The Easy Action 2014 remaster is the release’s third rendering, following the Alternative Tentacles 1985 release and AT’s 2000 reissue. This version is dramatically the most different from the previous two, with its sharper, louder sound. Remastering Arise! is a dangerous prospect. Cleaning it up too much could theoretically remove its defining grime, and quite horrifically, rob this beast of its claws. Thankfully, this remaster plays it just right. Somehow, they were able to pull out the formerly buried intricacies of the album- “Slave” is more vibrant than ever with its warbling, collapsing guitar and the aforementioned “Drink and Be Merry”’s shattering guitar sounds like an Eno production- while leaving that trademark sludge in the low end. The result is that the album has the same primordial power as its earlier versions, but has a bit more clarity and punch, showing that the band weren’t quite the brute cavemen that critics suggest. There is now finesse here to match the ferocity… though there is a lot of ferocity.

The re-release also appends a 1985 concert to the release, and really, it’s a boon. Although there have been limited run live Amebix releases before, Ambulance Station the first full-length live release overseen by the band. More so than ever before, the live recording makes it clear just how powerful and raw Amebix was live. Perhaps leaning more on their punk influences than their metal ones, the band plays with combustible energy. This isn’t the precision of, say Megadeth live, but rather, the hot fire of the Stooges or, yes, even Motorhead. “Largactyl,” which, somewhat ahead of its time, attacks the mental-health pharmaceutical industry, now sounds like a bi-wing plain crashing. Likewise, it’s thrilling to hear the Miller brothers do a call-and-response on the refrain, very much reflecting anarcho-punk chants. What an attack! Quite surprisingly, “Fallen from Grace,” which wouldn’t have a studio version until 1987’s The Power Remains is already in rotation. And, unlike the studio version, here “Power” is less thrashy and more guttural, though it already shows the band growing towards more complex arrangements.

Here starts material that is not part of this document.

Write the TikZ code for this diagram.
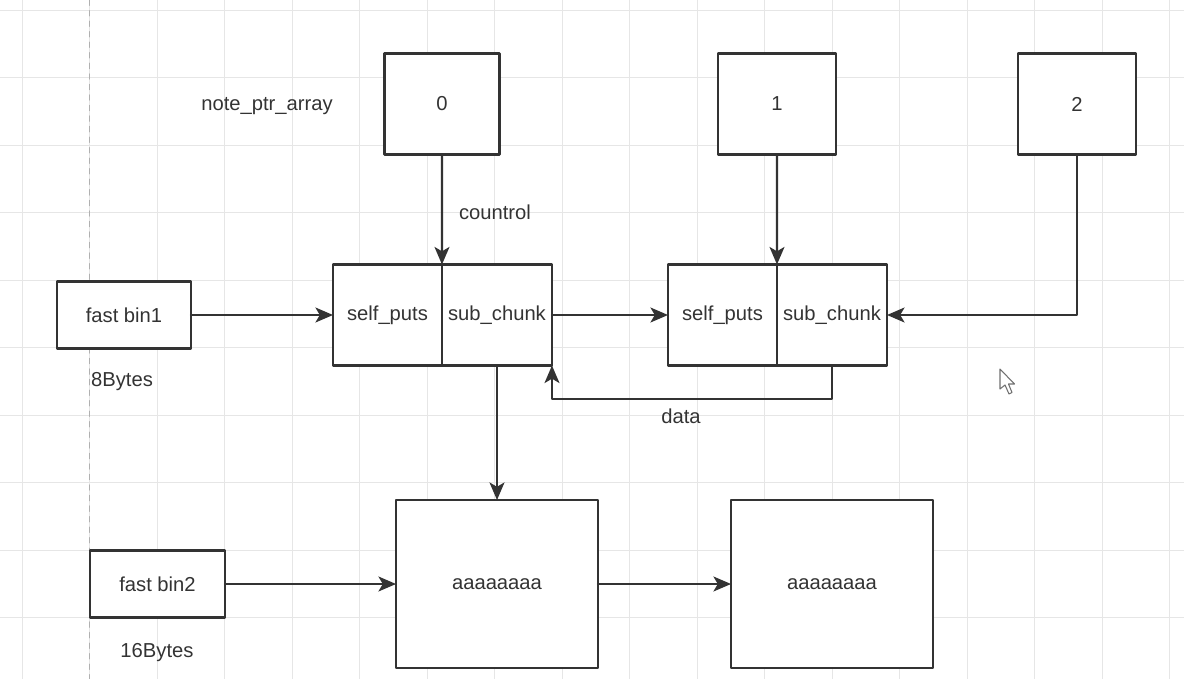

If anything, Ambulance Station shows that Amebix was one of the few bands able to merge raw power with vision and skill and also an anarcho-punk composition with a curious mind. Even now, some thirty years later, there are still puzzles deep within the grooves and frankly, most of them will never be solved. Fitting.

This is some of the greatest music ever recorded. Essential listening.